- THE REQUEST: Skip every picture and transcribe the remaining material exactly.

- SOURCE EXCERPT:
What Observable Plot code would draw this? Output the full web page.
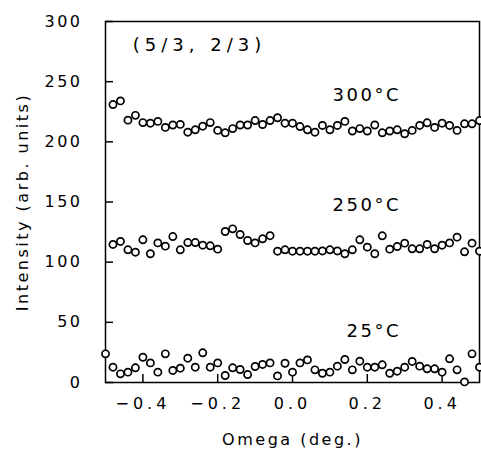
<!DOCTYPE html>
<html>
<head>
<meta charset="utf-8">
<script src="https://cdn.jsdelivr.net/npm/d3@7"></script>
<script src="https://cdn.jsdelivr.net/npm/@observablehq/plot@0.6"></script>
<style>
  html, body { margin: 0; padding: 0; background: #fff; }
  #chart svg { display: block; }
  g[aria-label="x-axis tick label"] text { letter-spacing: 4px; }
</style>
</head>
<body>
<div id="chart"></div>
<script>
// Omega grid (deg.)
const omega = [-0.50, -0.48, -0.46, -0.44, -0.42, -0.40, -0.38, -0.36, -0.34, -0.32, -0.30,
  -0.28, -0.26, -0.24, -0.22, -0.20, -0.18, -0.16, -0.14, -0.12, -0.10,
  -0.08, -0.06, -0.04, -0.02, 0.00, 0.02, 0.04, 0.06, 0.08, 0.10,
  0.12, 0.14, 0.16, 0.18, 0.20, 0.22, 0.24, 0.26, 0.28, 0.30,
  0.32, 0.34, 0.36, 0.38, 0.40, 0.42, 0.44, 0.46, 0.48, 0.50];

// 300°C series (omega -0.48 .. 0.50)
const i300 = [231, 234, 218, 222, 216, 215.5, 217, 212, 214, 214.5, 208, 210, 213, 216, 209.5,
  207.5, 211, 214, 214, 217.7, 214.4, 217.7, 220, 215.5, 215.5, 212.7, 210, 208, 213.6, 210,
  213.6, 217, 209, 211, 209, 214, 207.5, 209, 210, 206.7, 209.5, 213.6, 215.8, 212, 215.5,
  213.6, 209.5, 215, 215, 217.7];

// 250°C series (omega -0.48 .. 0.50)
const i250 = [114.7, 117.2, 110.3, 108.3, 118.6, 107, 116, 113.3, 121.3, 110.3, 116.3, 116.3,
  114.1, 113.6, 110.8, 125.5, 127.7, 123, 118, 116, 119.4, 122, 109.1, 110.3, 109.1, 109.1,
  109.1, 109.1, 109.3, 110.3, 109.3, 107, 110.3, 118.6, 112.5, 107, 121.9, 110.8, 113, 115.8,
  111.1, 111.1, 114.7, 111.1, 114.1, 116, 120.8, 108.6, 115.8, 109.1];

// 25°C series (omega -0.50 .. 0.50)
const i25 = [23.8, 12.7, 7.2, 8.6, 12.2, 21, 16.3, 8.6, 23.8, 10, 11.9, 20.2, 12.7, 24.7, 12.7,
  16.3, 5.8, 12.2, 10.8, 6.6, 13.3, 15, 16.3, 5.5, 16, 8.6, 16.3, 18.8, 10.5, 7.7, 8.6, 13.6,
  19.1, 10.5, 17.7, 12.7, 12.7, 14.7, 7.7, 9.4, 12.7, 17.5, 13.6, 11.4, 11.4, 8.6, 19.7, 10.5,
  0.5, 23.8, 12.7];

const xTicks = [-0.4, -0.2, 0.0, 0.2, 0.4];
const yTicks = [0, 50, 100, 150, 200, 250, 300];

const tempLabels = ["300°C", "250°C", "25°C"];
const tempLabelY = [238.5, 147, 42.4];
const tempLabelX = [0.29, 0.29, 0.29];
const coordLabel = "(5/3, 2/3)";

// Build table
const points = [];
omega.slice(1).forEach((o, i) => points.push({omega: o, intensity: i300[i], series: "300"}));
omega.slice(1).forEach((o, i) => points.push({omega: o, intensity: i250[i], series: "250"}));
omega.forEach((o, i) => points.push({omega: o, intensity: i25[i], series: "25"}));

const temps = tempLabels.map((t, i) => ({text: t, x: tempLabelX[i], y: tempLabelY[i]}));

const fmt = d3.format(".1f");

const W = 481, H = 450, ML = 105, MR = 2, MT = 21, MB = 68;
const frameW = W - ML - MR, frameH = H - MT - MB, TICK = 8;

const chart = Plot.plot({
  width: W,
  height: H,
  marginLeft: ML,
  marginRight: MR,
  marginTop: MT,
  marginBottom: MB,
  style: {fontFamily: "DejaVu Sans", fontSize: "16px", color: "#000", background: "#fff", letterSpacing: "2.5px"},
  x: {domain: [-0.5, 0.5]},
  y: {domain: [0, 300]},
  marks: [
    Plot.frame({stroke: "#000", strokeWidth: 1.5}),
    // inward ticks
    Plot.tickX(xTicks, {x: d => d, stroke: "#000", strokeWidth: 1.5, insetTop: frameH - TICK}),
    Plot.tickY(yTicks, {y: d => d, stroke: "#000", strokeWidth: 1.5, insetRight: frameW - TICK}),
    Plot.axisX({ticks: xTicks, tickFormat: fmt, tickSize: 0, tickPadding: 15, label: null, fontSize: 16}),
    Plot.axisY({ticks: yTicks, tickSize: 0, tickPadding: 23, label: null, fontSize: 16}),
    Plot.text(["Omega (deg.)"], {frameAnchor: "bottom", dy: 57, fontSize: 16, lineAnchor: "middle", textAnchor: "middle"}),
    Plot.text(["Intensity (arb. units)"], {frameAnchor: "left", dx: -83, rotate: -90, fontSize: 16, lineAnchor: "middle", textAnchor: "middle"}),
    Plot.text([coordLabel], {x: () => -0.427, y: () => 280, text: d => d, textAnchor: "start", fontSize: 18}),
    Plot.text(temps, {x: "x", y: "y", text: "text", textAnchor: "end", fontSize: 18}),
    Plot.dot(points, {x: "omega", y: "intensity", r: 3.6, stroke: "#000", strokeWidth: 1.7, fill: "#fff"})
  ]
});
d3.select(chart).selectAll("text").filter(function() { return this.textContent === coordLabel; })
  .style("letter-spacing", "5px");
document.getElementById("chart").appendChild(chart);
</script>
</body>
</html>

- CORRECT ANSWER:
What Observable Plot code would draw this? Output the full web page.
<!DOCTYPE html>
<html>
<head>
<meta charset="utf-8">
<script src="https://cdn.jsdelivr.net/npm/d3@7"></script>
<script src="https://cdn.jsdelivr.net/npm/@observablehq/plot@0.6"></script>
<style>
  html, body { margin: 0; padding: 0; background: #fff; }
  #chart svg { display: block; }
  g[aria-label="x-axis tick label"] text { letter-spacing: 4px; }
</style>
</head>
<body>
<div id="chart"></div>
<script>
// Omega grid (deg.)
const omega = [-0.50, -0.48, -0.46, -0.44, -0.42, -0.40, -0.38, -0.36, -0.34, -0.32, -0.30,
  -0.28, -0.26, -0.24, -0.22, -0.20, -0.18, -0.16, -0.14, -0.12, -0.10,
  -0.08, -0.06, -0.04, -0.02, 0.00, 0.02, 0.04, 0.06, 0.08, 0.10,
  0.12, 0.14, 0.16, 0.18, 0.20, 0.22, 0.24, 0.26, 0.28, 0.30,
  0.32, 0.34, 0.36, 0.38, 0.40, 0.42, 0.44, 0.46, 0.48, 0.50];

// 300°C series (omega -0.48 .. 0.50)
const i300 = [231, 234, 218, 222, 216, 215.5, 217, 212, 214, 214.5, 208, 210, 213, 216, 209.5,
  207.5, 211, 214, 214, 217.7, 214.4, 217.7, 220, 215.5, 215.5, 212.7, 210, 208, 213.6, 210,
  213.6, 217, 209, 211, 209, 214, 207.5, 209, 210, 206.7, 209.5, 213.6, 215.8, 212, 215.5,
  213.6, 209.5, 215, 215, 217.7];

// 250°C series (omega -0.48 .. 0.50)
const i250 = [114.7, 117.2, 110.3, 108.3, 118.6, 107, 116, 113.3, 121.3, 110.3, 116.3, 116.3,
  114.1, 113.6, 110.8, 125.5, 127.7, 123, 118, 116, 119.4, 122, 109.1, 110.3, 109.1, 109.1,
  109.1, 109.1, 109.3, 110.3, 109.3, 107, 110.3, 118.6, 112.5, 107, 121.9, 110.8, 113, 115.8,
  111.1, 111.1, 114.7, 111.1, 114.1, 116, 120.8, 108.6, 115.8, 109.1];

// 25°C series (omega -0.50 .. 0.50)
const i25 = [23.8, 12.7, 7.2, 8.6, 12.2, 21, 16.3, 8.6, 23.8, 10, 11.9, 20.2, 12.7, 24.7, 12.7,
  16.3, 5.8, 12.2, 10.8, 6.6, 13.3, 15, 16.3, 5.5, 16, 8.6, 16.3, 18.8, 10.5, 7.7, 8.6, 13.6,
  19.1, 10.5, 17.7, 12.7, 12.7, 14.7, 7.7, 9.4, 12.7, 17.5, 13.6, 11.4, 11.4, 8.6, 19.7, 10.5,
  0.5, 23.8, 12.7];

const xTicks = [-0.4, -0.2, 0.0, 0.2, 0.4];
const yTicks = [0, 50, 100, 150, 200, 250, 300];

const tempLabels = ["300°C", "250°C", "25°C"];
const tempLabelY = [238.5, 147, 42.4];
const tempLabelX = [0.29, 0.29, 0.29];
const coordLabel = "(5/3, 2/3)";

// Build table
const points = [];
omega.slice(1).forEach((o, i) => points.push({omega: o, intensity: i300[i], series: "300"}));
omega.slice(1).forEach((o, i) => points.push({omega: o, intensity: i250[i], series: "250"}));
omega.forEach((o, i) => points.push({omega: o, intensity: i25[i], series: "25"}));

const temps = tempLabels.map((t, i) => ({text: t, x: tempLabelX[i], y: tempLabelY[i]}));

const fmt = d3.format(".1f");

const W = 481, H = 450, ML = 105, MR = 2, MT = 21, MB = 68;
const frameW = W - ML - MR, frameH = H - MT - MB, TICK = 8;

const chart = Plot.plot({
  width: W,
  height: H,
  marginLeft: ML,
  marginRight: MR,
  marginTop: MT,
  marginBottom: MB,
  style: {fontFamily: "DejaVu Sans", fontSize: "16px", color: "#000", background: "#fff", letterSpacing: "2.5px"},
  x: {domain: [-0.5, 0.5]},
  y: {domain: [0, 300]},
  marks: [
    Plot.frame({stroke: "#000", strokeWidth: 1.5}),
    // inward ticks
    Plot.tickX(xTicks, {x: d => d, stroke: "#000", strokeWidth: 1.5, insetTop: frameH - TICK}),
    Plot.tickY(yTicks, {y: d => d, stroke: "#000", strokeWidth: 1.5, insetRight: frameW - TICK}),
    Plot.axisX({ticks: xTicks, tickFormat: fmt, tickSize: 0, tickPadding: 15, label: null, fontSize: 16}),
    Plot.axisY({ticks: yTicks, tickSize: 0, tickPadding: 23, label: null, fontSize: 16}),
    Plot.text(["Omega (deg.)"], {frameAnchor: "bottom", dy: 57, fontSize: 16, lineAnchor: "middle", textAnchor: "middle"}),
    Plot.text(["Intensity (arb. units)"], {frameAnchor: "left", dx: -83, rotate: -90, fontSize: 16, lineAnchor: "middle", textAnchor: "middle"}),
    Plot.text([coordLabel], {x: () => -0.427, y: () => 280, text: d => d, textAnchor: "start", fontSize: 18}),
    Plot.text(temps, {x: "x", y: "y", text: "text", textAnchor: "end", fontSize: 18}),
    Plot.dot(points, {x: "omega", y: "intensity", r: 3.6, stroke: "#000", strokeWidth: 1.7, fill: "#fff"})
  ]
});
d3.select(chart).selectAll("text").filter(function() { return this.textContent === coordLabel; })
  .style("letter-spacing", "5px");
document.getElementById("chart").appendChild(chart);
</script>
</body>
</html>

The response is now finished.